[DO THIS] In the entries below, find the line containing "Give me the matplotlib source for this chart." and the line containing "ends = [1.03, 1.00, 1.44, 0.95, 1.07, 0.96, -0.30]". Copy those two lines and everything between them exactly, without the pictures.

Charts and diagrams as code

--------------------------------

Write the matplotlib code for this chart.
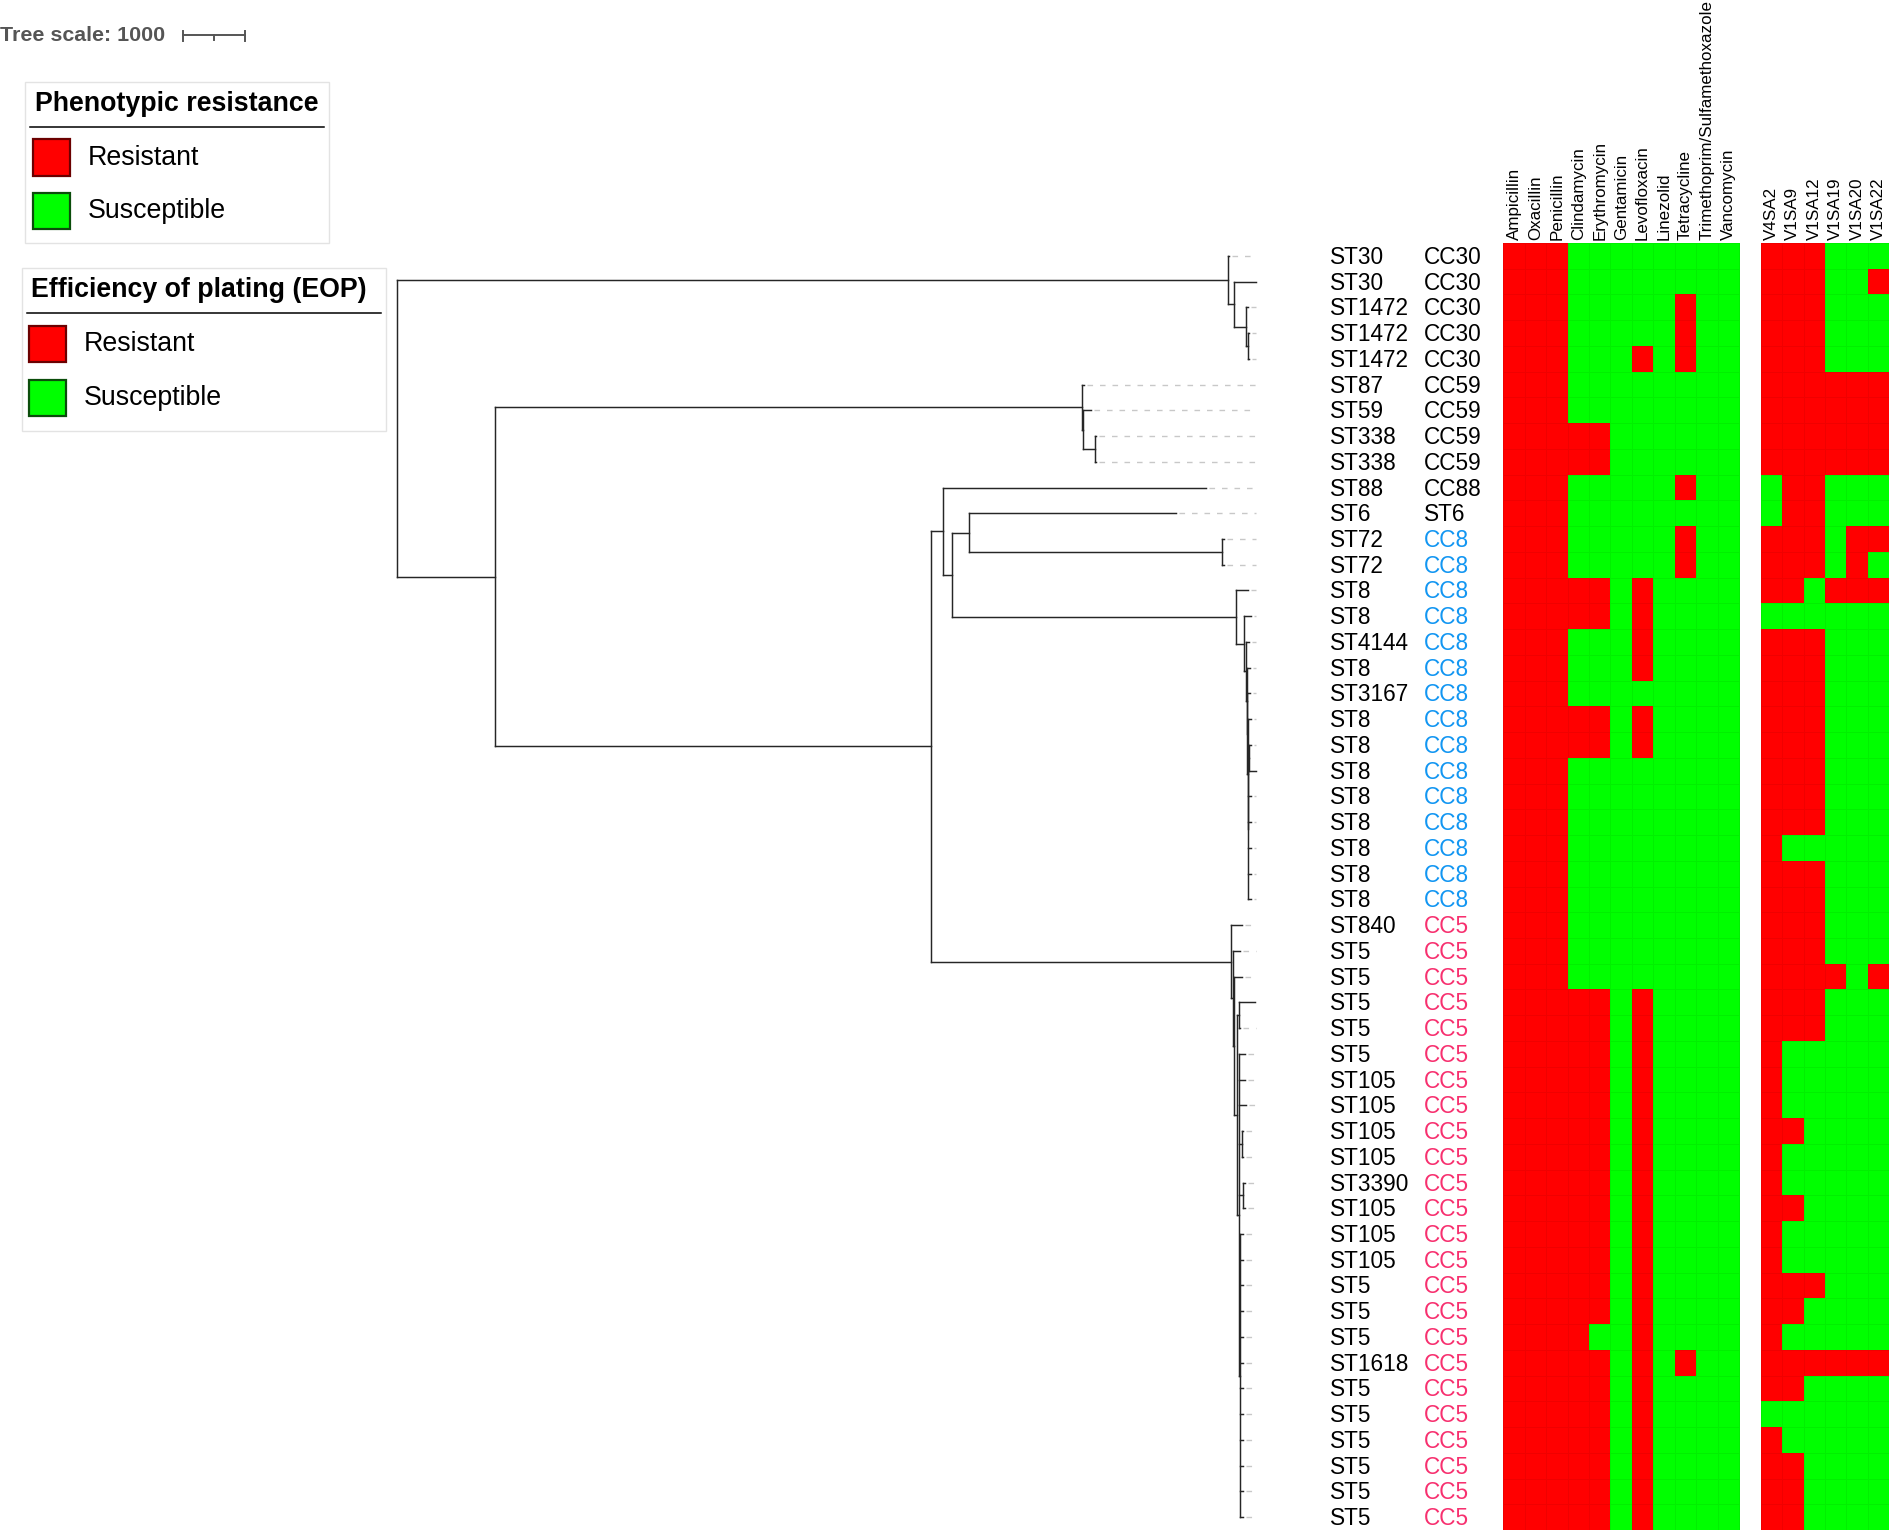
import re
import numpy as np
import matplotlib
matplotlib.use("Agg")
import matplotlib.pyplot as plt
from matplotlib.patches import Rectangle
from matplotlib.colors import ListedColormap

plt.rcParams['font.family'] = ['Liberation Sans', 'DejaVu Sans']

# tree (newick, branch lengths in tree units), leaves listed in row order
CC30_TREE = "(t00:24,(t01:347,(t02:32,(t03:24,t04:24):32):192):96)"
CC59_TREE = "(t05:24,(t06:120,(t07:16,t08:16):184):18)"
CC8_TREE = ("(t13:202,(t14:107,(t15:48,(t16:48,(t17:48,(t18:48,"
            "((t19:32,t20:112):8,t21:40,t22:40,t23:40,t24:40,t25:40)"
            ":8):8):8):16):22):138)")
MID_TREE = "(t09:4200,((t10:3320,(t11:32,t12:32):4062):266," + CC8_TREE + ":4541):138)"
CC5_TREE = ("(t26:176,(t27:112,(t28:128,((t29:256,t30:27):27,"
            "(t31:91,t32:91,t33:112,(t34:24,t35:24):48,(t36:32,t37:32):59,"
            "(t38:56,t39:56,t40:56,t41:56,t42:56,t43:56,t44:56,t45:56,t46:56,t47:56,t48:56,t49:56):16"
            "):32):48):8):42)")
TREE = ("(" + CC30_TREE + ":13300,(" + CC59_TREE + ":9389,(" + MID_TREE + ":192,"
        + CC5_TREE + ":4790):6978):1578);")

st_labels = ["ST30", "ST30", "ST1472", "ST1472", "ST1472", "ST87", "ST59", "ST338", "ST338",
             "ST88", "ST6", "ST72", "ST72", "ST8", "ST8", "ST4144", "ST8", "ST3167",
             "ST8", "ST8", "ST8", "ST8", "ST8", "ST8", "ST8", "ST8",
             "ST840", "ST5", "ST5", "ST5", "ST5", "ST5", "ST105", "ST105", "ST105", "ST105",
             "ST3390", "ST105", "ST105", "ST105", "ST5", "ST5", "ST5", "ST1618",
             "ST5", "ST5", "ST5", "ST5", "ST5", "ST5"]
cc_labels = ["CC30"] * 5 + ["CC59"] * 4 + ["CC88", "ST6"] + ["CC8"] * 15 + ["CC5"] * 24
cc_colors = {"CC8": "#1296f2", "CC5": "#f7306f"}

antibiotics = ["Ampicillin", "Oxacillin", "Penicillin", "Clindamycin", "Erythromycin",
               "Gentamicin", "Levofloxacin", "Linezolid", "Tetracycline",
               "Trimethoprim/Sulfamethoxazole", "Vancomycin"]
phages = ["V4SA2", "V1SA9", "V1SA12", "V1SA19", "V1SA20", "V1SA22"]

# 1 = resistant, 0 = susceptible
ab_profile = ["11100000000", "11100000000", "11100000100", "11100000100", "11100010100",
              "11100000000", "11100000000", "11111000000", "11111000000", "11100000100",
              "11100000000", "11100000100", "11100000100", "11111010000", "11111010000",
              "11100010000", "11100010000", "11100000000", "11111010000", "11111010000",
              "11100000000", "11100000000", "11100000000", "11100000000", "11100000000",
              "11100000000", "11100000000", "11100000000", "11100000000", "11111010000",
              "11111010000", "11111010000", "11111010000", "11111010000", "11111010000",
              "11111010000", "11111010000", "11111010000", "11111010000", "11111010000",
              "11111010000", "11111010000", "11110010000", "11111010100", "11111010000",
              "11111010000", "11111010000", "11111010000", "11111010000", "11111010000"]
phage_profile = ["111000", "111001", "111000", "111000", "111000", "111111", "111111", "111111",
                 "111111", "011000", "011000", "111011", "111010", "110111", "000000", "111000",
                 "111000", "111000", "111000", "111000", "111000", "111000", "111000", "100000",
                 "111000", "111000", "111000", "111000", "111101", "111000", "111000", "100000",
                 "100000", "100000", "110000", "100000", "100000", "110000", "100000", "100000",
                 "111000", "110000", "100000", "111111", "110000", "000000", "100000", "110000",
                 "110000", "110000"]

# layout (pixels)
W, H = 1890, 1530
TOP, ROW_H = 243, 25.74
TREE_X0 = 396.6
PX_PER_UNIT = 0.0625
ST_X, CC_X = 1330, 1423.5
AB_X0, PH_X0, CELL_W = 1503.3, 1760.7, 21.43
RED, GREEN = "#ff0000", "#00ff00"


def parse_newick(s):
    pos = 0

    def node():
        nonlocal pos
        n = {"children": [], "name": "", "length": 0.0}
        if s[pos] == "(":
            pos += 1
            n["children"].append(node())
            while s[pos] == ",":
                pos += 1
                n["children"].append(node())
            pos += 1
        m = re.match(r"[^:,();]*", s[pos:])
        n["name"] = m.group(0)
        pos += len(m.group(0))
        if pos < len(s) and s[pos] == ":":
            pos += 1
            m = re.match(r"[0-9.eE+-]+", s[pos:])
            n["length"] = float(m.group(0))
            pos += len(m.group(0))
        return n
    return node()


leaves = []


def layout(n, x0):
    n["x"] = x0 + n["length"] * PX_PER_UNIT
    if not n["children"]:
        n["y"] = TOP + (len(leaves) + 0.5) * ROW_H
        leaves.append(n)
    else:
        for c in n["children"]:
            layout(c, n["x"])
        n["y"] = (n["children"][0]["y"] + n["children"][-1]["y"]) / 2


root = parse_newick(TREE)
layout(root, TREE_X0)

fig = plt.figure(figsize=(W / 100, H / 100), dpi=100)
ax = fig.add_axes([0, 0, 1, 1])
ax.set_xlim(0, W)
ax.set_ylim(H, 0)
ax.axis("off")

line_kw = dict(color="#262626", lw=1.05, solid_capstyle="projecting")


def draw(n):
    if not n["children"]:
        return
    ax.plot([n["x"], n["x"]], [n["children"][0]["y"], n["children"][-1]["y"]], **line_kw)
    for c in n["children"]:
        ax.plot([n["x"], c["x"]], [c["y"], c["y"]], **line_kw)
        draw(c)


draw(root)

# dashed alignment lines to the labels
x_max = max(l["x"] for l in leaves)
for l in leaves:
    if x_max - l["x"] > 3:
        ax.plot([l["x"] + 3, x_max], [l["y"], l["y"]], color="#c8c8c8", lw=1.0,
                linestyle=(0, (4, 5)))

# labels
for i, (st, cc) in enumerate(zip(st_labels, cc_labels)):
    y = TOP + (i + 0.5) * ROW_H + 8
    ax.text(ST_X, y, st, fontsize=16.3, va="baseline", ha="left", color="black")
    ax.text(CC_X, y, cc, fontsize=16.3, va="baseline", ha="left",
            color=cc_colors.get(cc, "black"))

# heatmaps
cmap = ListedColormap([GREEN, RED])
ab = np.array([[int(c) for c in r] for r in ab_profile])
ph = np.array([[int(c) for c in r] for r in phage_profile])
y_edges = TOP + np.arange(len(ab_profile) + 1) * ROW_H
for x0, data, names in [(AB_X0, ab, antibiotics), (PH_X0, ph, phages)]:
    x_edges = x0 + np.arange(data.shape[1] + 1) * CELL_W
    ax.pcolormesh(x_edges, y_edges, data, cmap=cmap, vmin=0, vmax=1,
                  edgecolors=(0, 0, 0, 0.06), linewidth=0.6)
    for j, name in enumerate(names):
        ax.text(x0 + (j + 0.5) * CELL_W, TOP - 3, name, rotation=90, fontsize=12.25,
                ha="center", va="bottom")

# tree scale
ax.text(0, 35, "Tree scale: 1000", fontsize=15.4, fontweight="bold", color="#555555",
        va="center", ha="left")
sb_x0 = 182.7
sb_x1 = sb_x0 + 1000 * PX_PER_UNIT
gray = dict(color="#555555", lw=1.4)
ax.plot([sb_x0, sb_x1], [35.3, 35.3], **gray)
ax.plot([sb_x0, sb_x0], [30.5, 40.5], **gray)
ax.plot([sb_x1, sb_x1], [30.5, 40.5], **gray)
ax.plot([(sb_x0 + sb_x1) / 2] * 2, [35.3, 39.5], **gray)


# legends
def legend_box(x0, y0, x1, y1, title, line_x1, pad):
    ax.add_patch(Rectangle((x0, y0), x1 - x0, y1 - y0, fill=False, edgecolor="#e3e3e3", lw=1))
    ax.text(x0 + pad, y0 + 22, title, fontsize=19.3, fontweight="bold", va="center", ha="left")
    ax.plot([x0 + 5, line_x1], [y0 + 45, y0 + 45], color="black", lw=1.1)
    items = [("Resistant", RED, "#6b0000"), ("Susceptible", GREEN, "#0b4d0b")]
    for k, (lab, fc, ec) in enumerate(items):
        sy = y0 + 57.5 + k * 53.7
        ax.add_patch(Rectangle((x0 + pad - 2, sy), 36.8, 36.5, facecolor=fc, edgecolor=ec, lw=1.6))
        ax.text(x0 + pad + 53, sy + 18.5, lab, fontsize=19.3, va="center", ha="left")


legend_box(25, 81.7, 329.3, 243.3, "Phenotypic resistance", 324, 10)
legend_box(21.7, 268.3, 385.7, 430.7, "Efficiency of plating (EOP)", 380.7, 9.3)

fig.savefig("out.png", dpi=100)
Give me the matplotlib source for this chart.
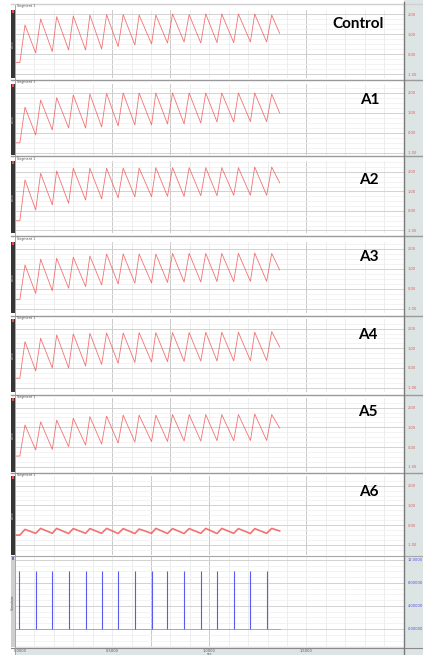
import matplotlib
matplotlib.use("Agg")
import matplotlib.pyplot as plt
from matplotlib.patches import Rectangle
from matplotlib.lines import Line2D

W, H = 423, 655

# stimulus times and peak times (x units, 0..4 across the chart)
stim_t = [0.044, 0.213, 0.384, 0.552, 0.727, 0.892, 1.062, 1.234,
          1.406, 1.570, 1.741, 1.913, 2.080, 2.252, 2.424, 2.591]
peak_t = [0.103, 0.264, 0.429, 0.600, 0.771, 0.943, 1.114, 1.278,
          1.450, 1.622, 1.793, 1.964, 2.129, 2.300, 2.468, 2.643]
t_base = 0.05
t_end = 2.725
stim_amp = 10.0

names = ["Control", "A1", "A2", "A3", "A4", "A5", "A6"]

base = [-0.43, -0.49, -0.50, -0.52, -0.52, -0.46, -0.51]
ends = [1.03, 1.00, 1.44, 0.95, 1.07, 0.96, -0.30]

peaks_control = [1.45, 1.75, 1.87, 1.90, 1.95, 1.97, 1.97, 1.95, 1.95, 2.00, 1.97, 2.00, 2.00, 2.00, 2.00, 1.95]
troughs_control = [0.05, 0.12, 0.20, 0.20, 0.25, 0.37, 0.45, 0.50, 0.55, 0.60, 0.55, 0.57, 0.57, 0.60, 0.60]
peaks_a1 = [1.29, 1.65, 1.77, 1.90, 1.95, 1.98, 2.00, 2.00, 2.00, 2.00, 2.00, 2.00, 2.00, 2.00, 2.00, 1.95]
troughs_a1 = [-0.10, 0.15, 0.25, 0.25, 0.30, 0.35, 0.40, 0.40, 0.45, 0.45, 0.50, 0.55, 0.55, 0.57, 0.57]
peaks_a2 = [1.59, 1.93, 2.05, 2.19, 2.19, 2.19, 2.20, 2.20, 2.22, 2.22, 2.22, 2.22, 2.22, 2.22, 2.25, 2.25]
troughs_a2 = [0.05, 0.31, 0.39, 0.56, 0.62, 0.67, 0.72, 0.73, 0.75, 0.75, 0.78, 0.78, 0.80, 0.80, 0.80]
peaks_a3 = [1.20, 1.49, 1.54, 1.59, 1.65, 1.75, 1.75, 1.75, 1.75, 1.78, 1.78, 1.78, 1.78, 1.78, 1.80, 1.78]
troughs_a3 = [-0.22, -0.09, 0.04, 0.12, 0.20, 0.25, 0.29, 0.30, 0.33, 0.35, 0.35, 0.37, 0.37, 0.38, 0.38]
peaks_a4 = [1.34, 1.51, 1.68, 1.73, 1.76, 1.78, 1.78, 1.80, 1.80, 1.80, 1.80, 1.82, 1.82, 1.82, 1.82, 1.85]
troughs_a4 = [-0.15, 0.00, 0.00, 0.10, 0.18, 0.24, 0.28, 0.30, 0.32, 0.33, 0.35, 0.35, 0.36, 0.37, 0.38]
peaks_a5 = [1.12, 1.28, 1.37, 1.46, 1.54, 1.57, 1.62, 1.62, 1.62, 1.65, 1.65, 1.65, 1.65, 1.65, 1.68, 1.65]
troughs_a5 = [-0.15, -0.12, 0.02, 0.10, 0.15, 0.20, 0.25, 0.27, 0.28, 0.30, 0.30, 0.32, 0.32, 0.33, 0.33]
peaks_a6 = [-0.22, -0.17, -0.17, -0.18, -0.18, -0.17, -0.18, -0.20, -0.17, -0.18, -0.18, -0.17, -0.17, -0.18, -0.18, -0.17]
troughs_a6 = [-0.42, -0.42, -0.43, -0.42, -0.42, -0.43, -0.43, -0.42, -0.43, -0.43, -0.42, -0.43, -0.42, -0.43, -0.42]

peaks = [peaks_control, peaks_a1, peaks_a2, peaks_a3, peaks_a4, peaks_a5, peaks_a6]
troughs = [troughs_control, troughs_a1, troughs_a2, troughs_a3, troughs_a4, troughs_a5, troughs_a6]

force_ticks = [-1, 0, 1, 2]
force_labels = ["-1.00", "0.00", "1.00", "2.00"]
stim_ticks = [0, 4, 8, 12]
stim_labels = ["0.00000", "4.00000", "8.00000", "12.0000"]
x_ticks = [0.05, 1, 2, 3]
x_labels = ["0.0000", "0.5000", "1.0000", "1.5000"]

# layout in pixels (top, bottom) and y limits per panel
rows = [(10, 78), (84, 155), (161, 233), (242, 313), (319, 392), (398, 472), (476, 555), (557, 647)]
ylims = [(-1.2, 2.2), (-1.1, 2.45), (-1.13, 2.56), (-1.2, 2.35), (-1.22, 2.49),
         (-1.27, 2.49), (-1.52, 2.49), (-3.13, 12.52)]
label_pos = [(358, 24), (370, 100), (369, 180), (369, 257), (368, 335), (368, 412), (369, 492)]
X0, X1 = 15, 403.5


def fx(x):
    return x / W


def fy(y):
    return 1 - y / H


fig = plt.figure(figsize=(W / 100, H / 100), dpi=100)
fig.patch.set_facecolor("white")

# right strip and bottom band (behind the axes)
fig.patches.append(Rectangle((fx(X1), 0), 1 - fx(X1), 1, transform=fig.transFigure,
                             facecolor="#dde4e4", edgecolor="none", zorder=-5))
fig.patches.append(Rectangle((fx(X0), 0), fx(X1) - fx(X0), fy(647), transform=fig.transFigure,
                             facecolor="#dde4e4", edgecolor="none", zorder=-5))

axes = []
for i, (top, bot) in enumerate(rows):
    ax = fig.add_axes([fx(X0), fy(bot), fx(X1) - fx(X0), fy(top) - fy(bot)])
    ax.set_zorder(1)
    ax.set_xlim(0, 4)
    ax.set_ylim(*ylims[i])
    for s in ax.spines.values():
        s.set_visible(False)
    ax.set_xticks([])
    # vertical grid
    for k in range(1, 20):
        ax.axvline(k * 0.2, color="#e6e6e6", lw=0.5, zorder=0)
    if i < 6:
        dark = [1.0, 1.6, 3.0]
    elif i == 6:
        dark = [1.0, 1.4, 2.0, 3.0]
    else:
        dark = [1.4, 2.0]
    for xv in dark:
        ax.axvline(xv, color="#c4c4c4", lw=0.6, zorder=0)
    # horizontal grid
    if i < 7:
        yt, yl, step = force_ticks, force_labels, 0.25
    else:
        yt, yl, step = stim_ticks, stim_labels, 1.0
    lo, hi = ylims[i]
    v = yt[0] - step * 8
    while v < hi:
        if lo < v:
            ax.axhline(v, color="#efefef", lw=0.5, zorder=0)
        v += step
    for v in yt:
        ax.axhline(v, color="#cdcdcd", lw=0.6, zorder=0)
    ax.yaxis.tick_right()
    ax.set_yticks(yt)
    ax.set_yticklabels(yl)
    ax.tick_params(axis="y", length=0, pad=3, labelsize=2.6,
                   labelcolor="#e05a5a" if i < 7 else "#5050e0")
    axes.append(ax)

# force traces
for i in range(7):
    xs = [0, t_base, peak_t[0]]
    ys = [base[i], base[i], peaks[i][0]]
    for k in range(15):
        xs += [stim_t[k + 1], peak_t[k + 1]]
        ys += [troughs[i][k], peaks[i][k + 1]]
    xs.append(t_end)
    ys.append(ends[i])
    lw = 1.2 if i == 6 else 0.6
    axes[i].plot(xs, ys, color="#f05050", lw=lw, alpha=0.8, zorder=3)
    fig.text(fx(label_pos[i][0]), fy(label_pos[i][1]), names[i],
             ha="center", va="center", fontsize=11, fontweight="bold",
             family="Lato", color="black", zorder=5)

# stimulus panel
axs = axes[7]
axs.plot([0.01, t_end], [0, 0], color="#a0a0f0", lw=0.7, zorder=2)
axs.vlines(stim_t, 0, stim_amp, color="#5a5af0", lw=0.8, zorder=3)

# bottom time axis labels
for xv, lab in zip(x_ticks, x_labels):
    fig.text(fx(X0 + xv * (X1 - X0) / 4), fy(651), lab, ha="center", va="center",
             fontsize=2.6, color="#555555")
fig.text(fx(210), fy(654), "sec", ha="center", va="center", fontsize=2.3, color="#666666")

# headers, separators, left bars
hdr = [5, 81, 158, 238, 317, 396, 474]
for y in hdr:
    fig.add_artist(Line2D([fx(X0 - 4), fx(W)], [fy(y - 1.5), fy(y - 1.5)],
                          color="#9a9a9a" if y > 5 else "#d0d0d0", lw=1.0, zorder=4))
    fig.text(fx(17), fy(y + 0.8), "Segment 1", fontsize=2.4, color="#555555", va="center", zorder=5)
fig.add_artist(Line2D([fx(X0 - 4), fx(W)], [fy(556), fy(556)], color="#a6a6a6", lw=0.8, zorder=4))
fig.add_artist(Line2D([fx(X0 - 4), fx(W)], [fy(647.5), fy(647.5)], color="#8a8a8a", lw=0.8, zorder=4))

for i, (top, bot) in enumerate(rows):
    col = "#363636" if i < 7 else "#cfcfcf"
    fig.patches.append(Rectangle((fx(11), fy(bot)), fx(4), fy(top) - fy(bot),
                                 transform=fig.transFigure, facecolor=col, edgecolor="none", zorder=4))
    fig.patches.append(Rectangle((fx(11.5), fy(top + 3)), fx(2.5), fy(top) - fy(top + 3),
                                 transform=fig.transFigure, zorder=4,
                                 facecolor="#e05050" if i < 7 else "#7070e0", edgecolor="none"))
    fig.text(fx(13), fy((top + bot) / 2), "Force" if i < 7 else "Stimulator",
             rotation=90, fontsize=2.2, color="#bbbbbb" if i < 7 else "#555555",
             ha="center", va="center", zorder=5)

fig.add_artist(Line2D([fx(X1), fx(X1)], [0, fy(2)], color="#7a7a7a", lw=1.0, zorder=4))
fig.add_artist(Line2D([fx(X0), fx(X0)], [0, fy(5)], color="#9a9a9a", lw=0.6, zorder=4))

fig.savefig("out.png", dpi=100)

--------------------------------

[RESULT OF THIS EXERCISE]
Give me the matplotlib source for this chart.
import matplotlib
matplotlib.use("Agg")
import matplotlib.pyplot as plt
from matplotlib.patches import Rectangle
from matplotlib.lines import Line2D

W, H = 423, 655

# stimulus times and peak times (x units, 0..4 across the chart)
stim_t = [0.044, 0.213, 0.384, 0.552, 0.727, 0.892, 1.062, 1.234,
          1.406, 1.570, 1.741, 1.913, 2.080, 2.252, 2.424, 2.591]
peak_t = [0.103, 0.264, 0.429, 0.600, 0.771, 0.943, 1.114, 1.278,
          1.450, 1.622, 1.793, 1.964, 2.129, 2.300, 2.468, 2.643]
t_base = 0.05
t_end = 2.725
stim_amp = 10.0

names = ["Control", "A1", "A2", "A3", "A4", "A5", "A6"]

base = [-0.43, -0.49, -0.50, -0.52, -0.52, -0.46, -0.51]
ends = [1.03, 1.00, 1.44, 0.95, 1.07, 0.96, -0.30]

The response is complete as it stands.